> **GIVEN DATA**
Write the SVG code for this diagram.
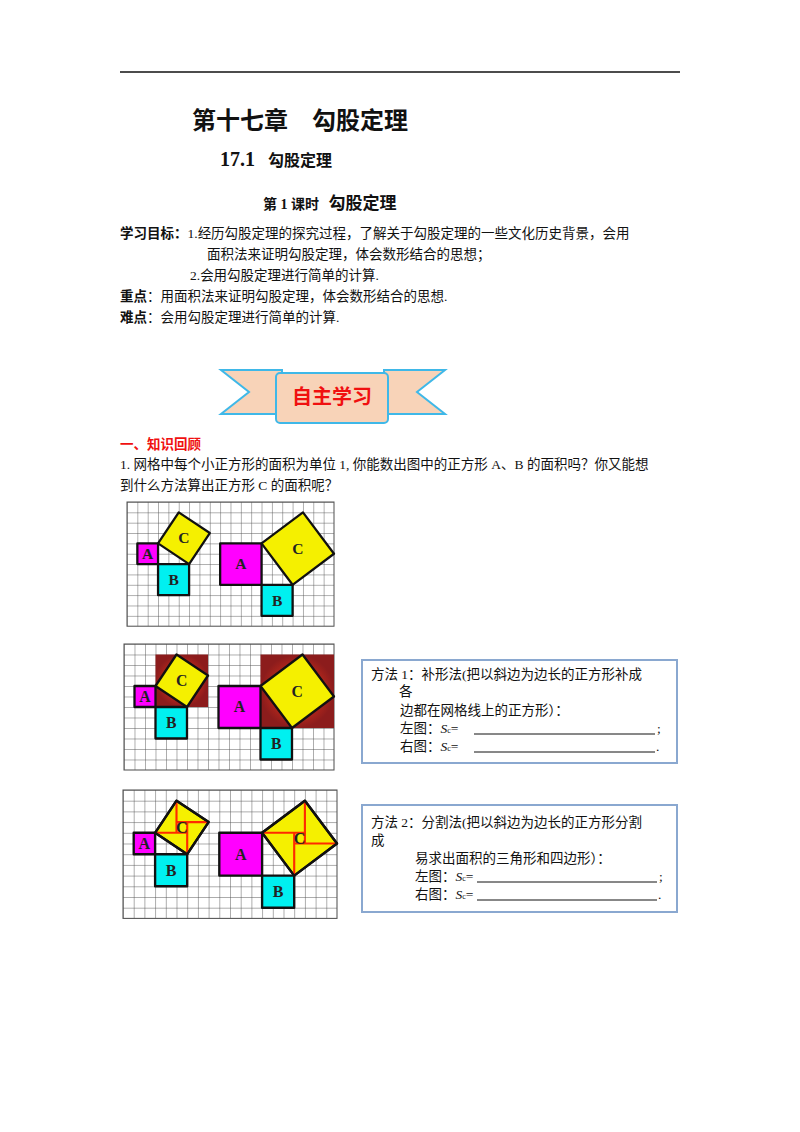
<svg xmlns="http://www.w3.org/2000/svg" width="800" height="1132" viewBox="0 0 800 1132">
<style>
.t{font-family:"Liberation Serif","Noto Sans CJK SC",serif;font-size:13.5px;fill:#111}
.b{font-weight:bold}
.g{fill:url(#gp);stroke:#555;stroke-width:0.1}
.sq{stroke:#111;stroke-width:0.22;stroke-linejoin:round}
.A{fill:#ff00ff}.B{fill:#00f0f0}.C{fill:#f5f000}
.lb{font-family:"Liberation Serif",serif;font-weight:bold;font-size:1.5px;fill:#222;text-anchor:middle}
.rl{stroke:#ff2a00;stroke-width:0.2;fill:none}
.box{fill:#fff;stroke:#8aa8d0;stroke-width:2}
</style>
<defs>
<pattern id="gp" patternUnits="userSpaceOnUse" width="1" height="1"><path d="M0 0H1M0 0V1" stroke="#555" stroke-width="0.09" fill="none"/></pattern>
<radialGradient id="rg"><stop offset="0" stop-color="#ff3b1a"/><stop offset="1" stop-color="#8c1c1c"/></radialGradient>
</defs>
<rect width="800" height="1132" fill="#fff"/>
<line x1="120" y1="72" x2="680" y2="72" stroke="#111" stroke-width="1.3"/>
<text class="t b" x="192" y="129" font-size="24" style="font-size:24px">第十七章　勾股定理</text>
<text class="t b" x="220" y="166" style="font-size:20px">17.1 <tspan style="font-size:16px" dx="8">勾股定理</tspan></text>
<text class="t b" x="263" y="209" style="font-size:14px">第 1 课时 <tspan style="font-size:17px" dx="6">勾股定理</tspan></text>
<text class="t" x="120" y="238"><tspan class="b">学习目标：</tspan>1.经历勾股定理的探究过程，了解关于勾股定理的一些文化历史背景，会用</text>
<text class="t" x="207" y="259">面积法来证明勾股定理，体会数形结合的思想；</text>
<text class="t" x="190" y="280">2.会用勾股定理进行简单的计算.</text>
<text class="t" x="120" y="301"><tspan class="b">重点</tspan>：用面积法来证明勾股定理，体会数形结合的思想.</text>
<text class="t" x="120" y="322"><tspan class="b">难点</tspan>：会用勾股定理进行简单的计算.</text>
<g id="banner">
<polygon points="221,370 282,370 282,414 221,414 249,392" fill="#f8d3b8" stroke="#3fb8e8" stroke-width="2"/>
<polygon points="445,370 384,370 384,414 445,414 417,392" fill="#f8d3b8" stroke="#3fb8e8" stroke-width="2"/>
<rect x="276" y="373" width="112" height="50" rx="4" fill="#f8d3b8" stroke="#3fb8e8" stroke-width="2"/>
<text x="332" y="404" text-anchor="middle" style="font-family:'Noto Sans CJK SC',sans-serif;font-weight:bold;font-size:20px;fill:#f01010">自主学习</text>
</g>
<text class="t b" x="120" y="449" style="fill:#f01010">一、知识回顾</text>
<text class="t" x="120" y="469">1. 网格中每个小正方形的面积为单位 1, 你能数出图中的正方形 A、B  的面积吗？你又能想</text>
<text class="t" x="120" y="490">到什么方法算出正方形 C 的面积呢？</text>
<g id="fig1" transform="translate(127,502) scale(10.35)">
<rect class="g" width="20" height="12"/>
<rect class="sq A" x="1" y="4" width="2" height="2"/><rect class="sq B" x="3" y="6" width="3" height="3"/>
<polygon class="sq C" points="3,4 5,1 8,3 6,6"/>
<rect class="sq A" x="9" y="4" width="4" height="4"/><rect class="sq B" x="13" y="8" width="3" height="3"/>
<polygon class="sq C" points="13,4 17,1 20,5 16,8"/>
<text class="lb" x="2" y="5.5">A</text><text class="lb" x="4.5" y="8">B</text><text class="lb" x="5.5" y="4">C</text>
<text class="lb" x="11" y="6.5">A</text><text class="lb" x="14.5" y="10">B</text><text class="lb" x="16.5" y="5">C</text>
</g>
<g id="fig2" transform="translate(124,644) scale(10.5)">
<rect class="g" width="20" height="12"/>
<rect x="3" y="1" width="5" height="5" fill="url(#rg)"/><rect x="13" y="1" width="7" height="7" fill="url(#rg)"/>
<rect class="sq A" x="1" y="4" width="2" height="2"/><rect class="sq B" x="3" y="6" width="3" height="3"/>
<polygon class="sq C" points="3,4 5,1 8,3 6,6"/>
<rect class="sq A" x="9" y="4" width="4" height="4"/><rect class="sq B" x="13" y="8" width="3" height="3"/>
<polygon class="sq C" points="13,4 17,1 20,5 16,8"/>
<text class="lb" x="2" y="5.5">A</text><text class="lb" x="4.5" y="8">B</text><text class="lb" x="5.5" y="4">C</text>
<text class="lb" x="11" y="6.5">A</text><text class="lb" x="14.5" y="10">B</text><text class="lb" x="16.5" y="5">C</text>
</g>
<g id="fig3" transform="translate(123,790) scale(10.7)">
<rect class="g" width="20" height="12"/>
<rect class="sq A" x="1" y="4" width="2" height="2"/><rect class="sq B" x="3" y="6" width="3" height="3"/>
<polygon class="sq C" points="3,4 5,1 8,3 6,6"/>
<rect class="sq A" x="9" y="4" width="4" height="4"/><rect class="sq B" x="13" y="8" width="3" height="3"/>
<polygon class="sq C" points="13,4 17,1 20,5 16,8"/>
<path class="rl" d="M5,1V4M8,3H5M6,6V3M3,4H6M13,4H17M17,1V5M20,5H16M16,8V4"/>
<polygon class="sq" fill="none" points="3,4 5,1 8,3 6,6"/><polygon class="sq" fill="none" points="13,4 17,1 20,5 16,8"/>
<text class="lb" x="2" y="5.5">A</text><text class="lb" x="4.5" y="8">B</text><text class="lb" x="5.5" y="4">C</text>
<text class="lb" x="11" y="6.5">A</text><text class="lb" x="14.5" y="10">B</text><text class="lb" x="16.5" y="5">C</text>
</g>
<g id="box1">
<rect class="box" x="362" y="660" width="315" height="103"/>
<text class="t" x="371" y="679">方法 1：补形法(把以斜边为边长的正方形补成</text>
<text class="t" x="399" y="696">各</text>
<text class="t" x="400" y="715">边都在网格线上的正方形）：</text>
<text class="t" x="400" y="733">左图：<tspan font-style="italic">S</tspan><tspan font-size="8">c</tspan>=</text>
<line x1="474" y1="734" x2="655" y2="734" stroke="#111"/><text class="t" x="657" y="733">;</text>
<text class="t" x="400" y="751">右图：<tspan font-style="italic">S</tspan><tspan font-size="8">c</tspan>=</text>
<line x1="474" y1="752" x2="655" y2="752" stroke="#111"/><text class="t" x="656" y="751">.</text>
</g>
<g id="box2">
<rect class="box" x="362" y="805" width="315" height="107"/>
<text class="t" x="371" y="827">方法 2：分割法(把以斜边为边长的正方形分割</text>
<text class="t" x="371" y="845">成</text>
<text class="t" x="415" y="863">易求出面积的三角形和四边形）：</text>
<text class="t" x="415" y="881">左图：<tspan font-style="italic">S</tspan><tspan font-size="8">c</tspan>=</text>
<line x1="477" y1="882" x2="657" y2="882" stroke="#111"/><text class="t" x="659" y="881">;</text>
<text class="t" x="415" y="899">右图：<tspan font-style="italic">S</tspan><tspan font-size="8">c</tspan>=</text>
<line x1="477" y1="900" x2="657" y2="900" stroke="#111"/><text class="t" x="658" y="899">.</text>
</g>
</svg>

> **WHAT NEEDS TO BE DONE**
Repeat all the data as it stands, dropping any images it holds.

> **RESPONSE**
Write the SVG code for this diagram.
<svg xmlns="http://www.w3.org/2000/svg" width="800" height="1132" viewBox="0 0 800 1132">
<style>
.t{font-family:"Liberation Serif","Noto Sans CJK SC",serif;font-size:13.5px;fill:#111}
.b{font-weight:bold}
.g{fill:url(#gp);stroke:#555;stroke-width:0.1}
.sq{stroke:#111;stroke-width:0.22;stroke-linejoin:round}
.A{fill:#ff00ff}.B{fill:#00f0f0}.C{fill:#f5f000}
.lb{font-family:"Liberation Serif",serif;font-weight:bold;font-size:1.5px;fill:#222;text-anchor:middle}
.rl{stroke:#ff2a00;stroke-width:0.2;fill:none}
.box{fill:#fff;stroke:#8aa8d0;stroke-width:2}
</style>
<defs>
<pattern id="gp" patternUnits="userSpaceOnUse" width="1" height="1"><path d="M0 0H1M0 0V1" stroke="#555" stroke-width="0.09" fill="none"/></pattern>
<radialGradient id="rg"><stop offset="0" stop-color="#ff3b1a"/><stop offset="1" stop-color="#8c1c1c"/></radialGradient>
</defs>
<rect width="800" height="1132" fill="#fff"/>
<line x1="120" y1="72" x2="680" y2="72" stroke="#111" stroke-width="1.3"/>
<text class="t b" x="192" y="129" font-size="24" style="font-size:24px">第十七章　勾股定理</text>
<text class="t b" x="220" y="166" style="font-size:20px">17.1 <tspan style="font-size:16px" dx="8">勾股定理</tspan></text>
<text class="t b" x="263" y="209" style="font-size:14px">第 1 课时 <tspan style="font-size:17px" dx="6">勾股定理</tspan></text>
<text class="t" x="120" y="238"><tspan class="b">学习目标：</tspan>1.经历勾股定理的探究过程，了解关于勾股定理的一些文化历史背景，会用</text>
<text class="t" x="207" y="259">面积法来证明勾股定理，体会数形结合的思想；</text>
<text class="t" x="190" y="280">2.会用勾股定理进行简单的计算.</text>
<text class="t" x="120" y="301"><tspan class="b">重点</tspan>：用面积法来证明勾股定理，体会数形结合的思想.</text>
<text class="t" x="120" y="322"><tspan class="b">难点</tspan>：会用勾股定理进行简单的计算.</text>
<g id="banner">
<polygon points="221,370 282,370 282,414 221,414 249,392" fill="#f8d3b8" stroke="#3fb8e8" stroke-width="2"/>
<polygon points="445,370 384,370 384,414 445,414 417,392" fill="#f8d3b8" stroke="#3fb8e8" stroke-width="2"/>
<rect x="276" y="373" width="112" height="50" rx="4" fill="#f8d3b8" stroke="#3fb8e8" stroke-width="2"/>
<text x="332" y="404" text-anchor="middle" style="font-family:'Noto Sans CJK SC',sans-serif;font-weight:bold;font-size:20px;fill:#f01010">自主学习</text>
</g>
<text class="t b" x="120" y="449" style="fill:#f01010">一、知识回顾</text>
<text class="t" x="120" y="469">1. 网格中每个小正方形的面积为单位 1, 你能数出图中的正方形 A、B  的面积吗？你又能想</text>
<text class="t" x="120" y="490">到什么方法算出正方形 C 的面积呢？</text>
<g id="fig1" transform="translate(127,502) scale(10.35)">
<rect class="g" width="20" height="12"/>
<rect class="sq A" x="1" y="4" width="2" height="2"/><rect class="sq B" x="3" y="6" width="3" height="3"/>
<polygon class="sq C" points="3,4 5,1 8,3 6,6"/>
<rect class="sq A" x="9" y="4" width="4" height="4"/><rect class="sq B" x="13" y="8" width="3" height="3"/>
<polygon class="sq C" points="13,4 17,1 20,5 16,8"/>
<text class="lb" x="2" y="5.5">A</text><text class="lb" x="4.5" y="8">B</text><text class="lb" x="5.5" y="4">C</text>
<text class="lb" x="11" y="6.5">A</text><text class="lb" x="14.5" y="10">B</text><text class="lb" x="16.5" y="5">C</text>
</g>
<g id="fig2" transform="translate(124,644) scale(10.5)">
<rect class="g" width="20" height="12"/>
<rect x="3" y="1" width="5" height="5" fill="url(#rg)"/><rect x="13" y="1" width="7" height="7" fill="url(#rg)"/>
<rect class="sq A" x="1" y="4" width="2" height="2"/><rect class="sq B" x="3" y="6" width="3" height="3"/>
<polygon class="sq C" points="3,4 5,1 8,3 6,6"/>
<rect class="sq A" x="9" y="4" width="4" height="4"/><rect class="sq B" x="13" y="8" width="3" height="3"/>
<polygon class="sq C" points="13,4 17,1 20,5 16,8"/>
<text class="lb" x="2" y="5.5">A</text><text class="lb" x="4.5" y="8">B</text><text class="lb" x="5.5" y="4">C</text>
<text class="lb" x="11" y="6.5">A</text><text class="lb" x="14.5" y="10">B</text><text class="lb" x="16.5" y="5">C</text>
</g>
<g id="fig3" transform="translate(123,790) scale(10.7)">
<rect class="g" width="20" height="12"/>
<rect class="sq A" x="1" y="4" width="2" height="2"/><rect class="sq B" x="3" y="6" width="3" height="3"/>
<polygon class="sq C" points="3,4 5,1 8,3 6,6"/>
<rect class="sq A" x="9" y="4" width="4" height="4"/><rect class="sq B" x="13" y="8" width="3" height="3"/>
<polygon class="sq C" points="13,4 17,1 20,5 16,8"/>
<path class="rl" d="M5,1V4M8,3H5M6,6V3M3,4H6M13,4H17M17,1V5M20,5H16M16,8V4"/>
<polygon class="sq" fill="none" points="3,4 5,1 8,3 6,6"/><polygon class="sq" fill="none" points="13,4 17,1 20,5 16,8"/>
<text class="lb" x="2" y="5.5">A</text><text class="lb" x="4.5" y="8">B</text><text class="lb" x="5.5" y="4">C</text>
<text class="lb" x="11" y="6.5">A</text><text class="lb" x="14.5" y="10">B</text><text class="lb" x="16.5" y="5">C</text>
</g>
<g id="box1">
<rect class="box" x="362" y="660" width="315" height="103"/>
<text class="t" x="371" y="679">方法 1：补形法(把以斜边为边长的正方形补成</text>
<text class="t" x="399" y="696">各</text>
<text class="t" x="400" y="715">边都在网格线上的正方形）：</text>
<text class="t" x="400" y="733">左图：<tspan font-style="italic">S</tspan><tspan font-size="8">c</tspan>=</text>
<line x1="474" y1="734" x2="655" y2="734" stroke="#111"/><text class="t" x="657" y="733">;</text>
<text class="t" x="400" y="751">右图：<tspan font-style="italic">S</tspan><tspan font-size="8">c</tspan>=</text>
<line x1="474" y1="752" x2="655" y2="752" stroke="#111"/><text class="t" x="656" y="751">.</text>
</g>
<g id="box2">
<rect class="box" x="362" y="805" width="315" height="107"/>
<text class="t" x="371" y="827">方法 2：分割法(把以斜边为边长的正方形分割</text>
<text class="t" x="371" y="845">成</text>
<text class="t" x="415" y="863">易求出面积的三角形和四边形）：</text>
<text class="t" x="415" y="881">左图：<tspan font-style="italic">S</tspan><tspan font-size="8">c</tspan>=</text>
<line x1="477" y1="882" x2="657" y2="882" stroke="#111"/><text class="t" x="659" y="881">;</text>
<text class="t" x="415" y="899">右图：<tspan font-style="italic">S</tspan><tspan font-size="8">c</tspan>=</text>
<line x1="477" y1="900" x2="657" y2="900" stroke="#111"/><text class="t" x="658" y="899">.</text>
</g>
</svg>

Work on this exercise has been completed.